La fête de la famille, de la lumière et de la paix a été visée

MICHAELA BORRMANN, LUTHÉRIENNE ALLEMANDE, RESPONSABLE DE LA COMMUNAUTÉ DU CHEMIN-NEUF À BERLIN EN S’ATTAQUANT À UN MARCHÉ DE NOËL, LE TERRORISTE A VISÉ UN SYMBOLE FORT DE LA CULTURE ALLEMANDE.  Dans La Croix du 21 décembre 2016, par Céline Hoyeau.

Noël semble garder en Allemagne un sens religieux plus fort qu’en France. Est-ce le cas ?

Michaela Borrmann : Ayant vécu en France et ailleurs à l’étranger, je vois bien en effet qu’en Allemagne, Noël et l’Avent sont beaucoup plus préparés, fêtés par des coutumes et des démarches particulières.

Ainsi, dès le premier dimanche de l’Avent, des étoiles sont suspendues partout, dans les maisons, dans les rues. La place de la lumière dans la nuit est plus importante qu’en France par exemple, pour donner une atmosphère particulière de silence, de paix. Chaque famille allemande possède une couronne d’Avent dont elle allume les bougies au fil des semaines. Dans chaque entreprise, une fête de l’Avent est organisée entre collègues. Même les personnes qui n’ont plus de lien avec l’Église essaient de se réserver une soirée de l’Avent pour être plus au calme… Dans l’Église catholique, les fidèles n’hésitent pas à participer aux Rorate, messes célébrées à la lueur des bougies à 5 heures du matin. Et l’on a aussi hérité du protestantisme des chants très connus que l’on entonne dans les crèches, les écoles…

Sans oublier, bien évidemment, notre grande tradition des marchés de Noël : une soixantaine rien qu’à Berlin, où les Allemands ont coutume de se promener, même si beaucoup s’en détournent au motif que cette tradition est devenue trop commerciale. De fait, notre pays est gagné par la sécularisation et perd de plus en plus le lien avec les racines religieuses de cette fête.

Dans ce contexte, quel est l’impact, pour les Allemands, de cette attaque perpétrée sur un marché de Noël, proche d’une église ?

Michaela Borrmann : Cet attentat est terriblement douloureux, indépendamment de sa période et de son lieu.
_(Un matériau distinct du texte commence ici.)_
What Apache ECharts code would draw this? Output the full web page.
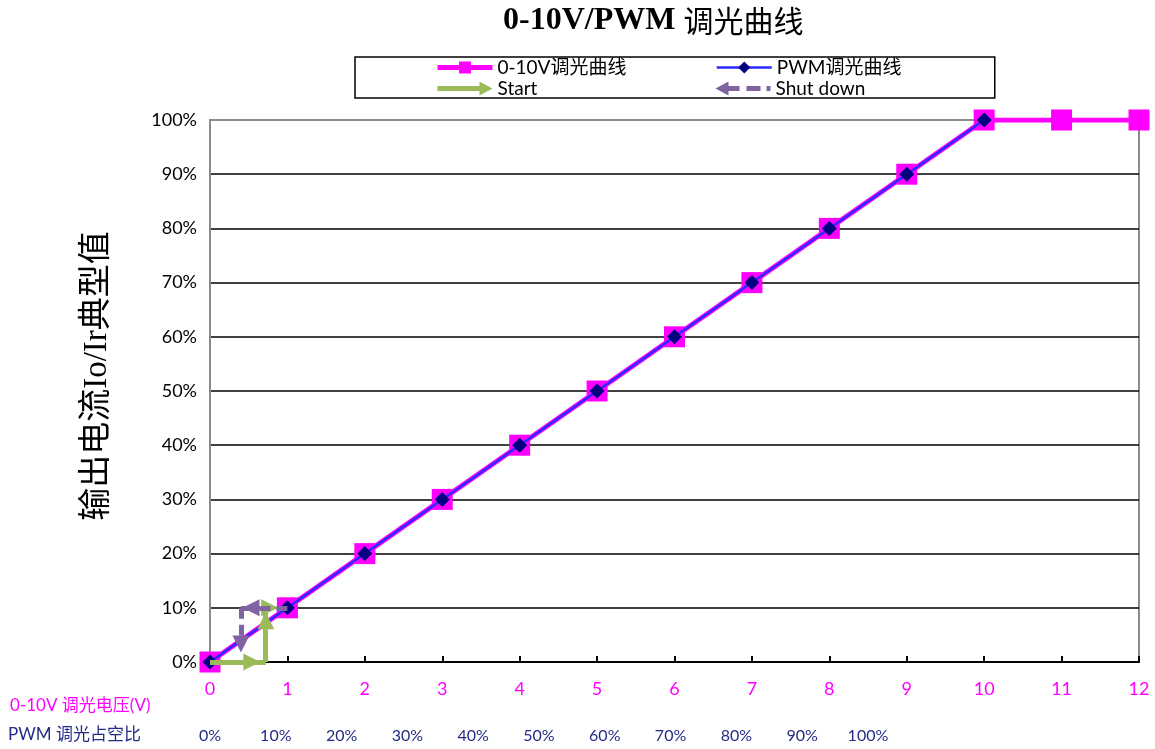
<!DOCTYPE html>
<html>
<head>
<meta charset="utf-8">
<script src="https://cdn.jsdelivr.net/npm/echarts@6/dist/echarts.min.js"></script>
<style>html,body{margin:0;padding:0;background:#fff}#c{width:1155px;height:749px}</style>
</head>
<body>
<div id="c"></div>
<script>
// ---- data ----
const voltX = [0,1,2,3,4,5,6,7,8,9,10,11,12];
const voltY = [0,10,20,30,40,50,60,70,80,90,100,100,100];
const pwmX = [0,1,2,3,4,5,6,7,8,9,10];
const pwmY = [0,10,20,30,40,50,60,70,80,90,100];
// arrow paths: each point pair is a segment; arrowed segments listed separately
const startPath = [[0,0],[0.54,0],[0.72,0],[0.72,7.6],[0.72,10],[0.77,10]];
const startPlain = [1, 3];
const shutPath = [[1,10],[0.53,10],[0.4,10],[0.4,3.3]];
const shutPlain = [1];
const yTicks = [0,10,20,30,40,50,60,70,80,90,100];
const pwmLabels = ['0%','10%','20%','30%','40%','50%','60%','70%','80%','90%','100%'];
const seriesNames = ['0-10V调光曲线','PWM调光曲线','Start','Shut down'];
const yName = '输出电流Io/Ir典型值';

const FONT = 'Lato, "Noto Sans CJK SC", sans-serif';
const MAG = '#FF00FF', NAVY = '#000080', BLUE = '#2a2aff', GREEN = '#9BBB59', PURPLE = '#8064A2';

function zip(xs, ys){ return xs.map((x,i)=>[x, ys[i]]); }
function segs(path, plain){
  const out = [];
  for (let i=0;i<path.length-1;i++){
    const noArrow = plain.includes(i);
    out.push([{coord: path[i], symbol: 'none'}, {coord: path[i+1], symbol: noArrow ? 'none' : 'triangle', symbolSize: 17}]);
  }
  return out;
}

const chart = echarts.init(document.getElementById('c'));
chart.setOption({
  animation: false,
  title: {
    text: '{a|0-10V/PWM }{b|调光曲线}', left: 498, top: 0,
    textStyle: {
      rich: {
        a: {fontFamily: '"Liberation Serif", serif', fontWeight: 'bold', fontSize: 32, color: '#000'},
        b: {fontFamily: '"Noto Sans CJK SC", sans-serif', fontWeight: 'normal', fontSize: 30, color: '#000'}
      }
    }
  },
  legend: {
    left: 355, top: 57, width: 560,
    padding: [1, 2, 0, 80],
    borderColor: '#000', borderWidth: 1.5,
    itemWidth: 55, itemHeight: 15, itemGap: 2,
    textStyle: {fontFamily: FONT, fontSize: 19, color: '#000', width: 216, lineHeight: 17},
    data: [
      {name: seriesNames[0], lineStyle: {width: 5}},
      {name: seriesNames[1], lineStyle: {width: 2.5}},
      {name: seriesNames[2], icon: 'path://M0,4.5L42,4.5L42,0L55,7L42,14L42,9.5L0,9.5Z', itemStyle: {color: GREEN}},
      {name: seriesNames[3], icon: 'path://M0,7L13,0L13,4.5L24,4.5L24,9.5L13,9.5L13,14Z M31,4.5L45,4.5L45,9.5L31,9.5Z M51,4.5L55,4.5L55,9.5L51,9.5Z', itemStyle: {color: PURPLE}}
    ]
  },
  grid: {left: 210, right: 16, top: 120, bottom: 87, show: true, borderColor: '#8c8c8c', borderWidth: 2},
  xAxis: [{
    type: 'value', min: 0, max: 12, interval: 1,
    axisLine: {lineStyle: {color: '#000', width: 2}},
    axisTick: {inside: true, length: 6, lineStyle: {color: '#000', width: 2}},
    splitLine: {show: false},
    axisLabel: {color: MAG, fontSize: 18, fontFamily: FONT, margin: 18}
  }, {
    type: 'value', min: 0, max: 141.2, interval: 10, position: 'bottom', offset: 60,
    axisLine: {show: false}, axisTick: {show: false}, splitLine: {show: false},
    axisLabel: {color: '#232C84', fontSize: 16, fontFamily: FONT, margin: 6, showMaxLabel: false,
      formatter: v => { const i = Math.round(v/10); return (i < pwmLabels.length) ? pwmLabels[i] : ''; }}
  }],
  yAxis: {
    type: 'value', min: 0, max: 100, interval: 10,
    axisLine: {show: true, lineStyle: {color: '#8c8c8c', width: 2}},
    axisTick: {show: false},
    axisLabel: {color: '#000', fontSize: 18, fontFamily: FONT, margin: 13, formatter: v => v + '%'},
    splitLine: {lineStyle: {color: yTicks.map((t,i)=> i === yTicks.length-1 ? '#8c8c8c' : '#000'), width: 1.5}}
  },
  series: [
    {
      name: seriesNames[0], type: 'line', data: zip(voltX, voltY),
      symbol: 'rect', symbolSize: 21, color: MAG,
      lineStyle: {color: MAG, width: 5}, itemStyle: {color: MAG}, z: 2
    },
    {
      name: seriesNames[1], type: 'line', data: zip(pwmX, pwmY),
      symbol: 'diamond', symbolSize: 15, color: BLUE,
      lineStyle: {color: BLUE, width: 2.5}, itemStyle: {color: NAVY}, z: 3
    },
    {
      name: seriesNames[2], type: 'line', data: [], color: GREEN, z: 4,
      markLine: {
        silent: true, symbol: ['none', 'triangle'], symbolSize: 17,
        label: {show: false},
        lineStyle: {color: GREEN, width: 5, type: 'solid'},
        data: segs(startPath, startPlain)
      }
    },
    {
      name: seriesNames[3], type: 'line', data: [], color: PURPLE, z: 5,
      markLine: {
        silent: true, symbol: ['none', 'triangle'], symbolSize: 17,
        label: {show: false},
        lineStyle: {color: PURPLE, width: 5, type: [11, 6]},
        data: segs(shutPath, shutPlain)
      }
    }
  ],
  graphic: [
    {type: 'text', x: 97, y: 376, rotation: Math.PI / 2,
      style: {text: yName, fill: '#000', font: '33px "Liberation Serif", "Noto Sans CJK SC", serif', align: 'center', verticalAlign: 'middle'}},
    {type: 'text', left: 10, top: 697, style: {text: '0-10V 调光电压(V)', fill: MAG, font: '17px ' + FONT}},
    {type: 'text', left: 8, top: 726, style: {text: 'PWM 调光占空比', fill: '#232C84', font: '17px ' + FONT}}
  ]
});
</script>
</body>
</html>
Mais c’est vrai qu’il n’est pas neutre d’avoir choisi le centre de Berlin-Ouest, près de l’une des églises les plus célèbres. C’est la fête de l’harmonie, de la famille, de la lumière, de la paix qui a été visée, détruite. Pour l’heure, les personnes que j’ai croisées ne veulent pas réagir par la peur en renonçant aux célébrations de Noël et en restant chez elles, mais ces événements vont marquer les célébrations, c’est sûr.

Quelle peut être la réponse des Églises ?

Michaela Borrmann : D’une part, il est très important que les églises restent des lieux où l’on peut exprimer ce qu’on ressent, même si l’on n’a pas de mots. D’autre part, c’est maintenant que Noël prend tout son sens : le peuple marche dans les ténèbres, la lumière survient avec la naissance du Messie, nous dit le prophète Isaïe. C’est précisément l’espérance de Noël pour nous : nous avons vécu les ténèbres lundi soir, nous sommes en deuil, mais nous attendons la lumière.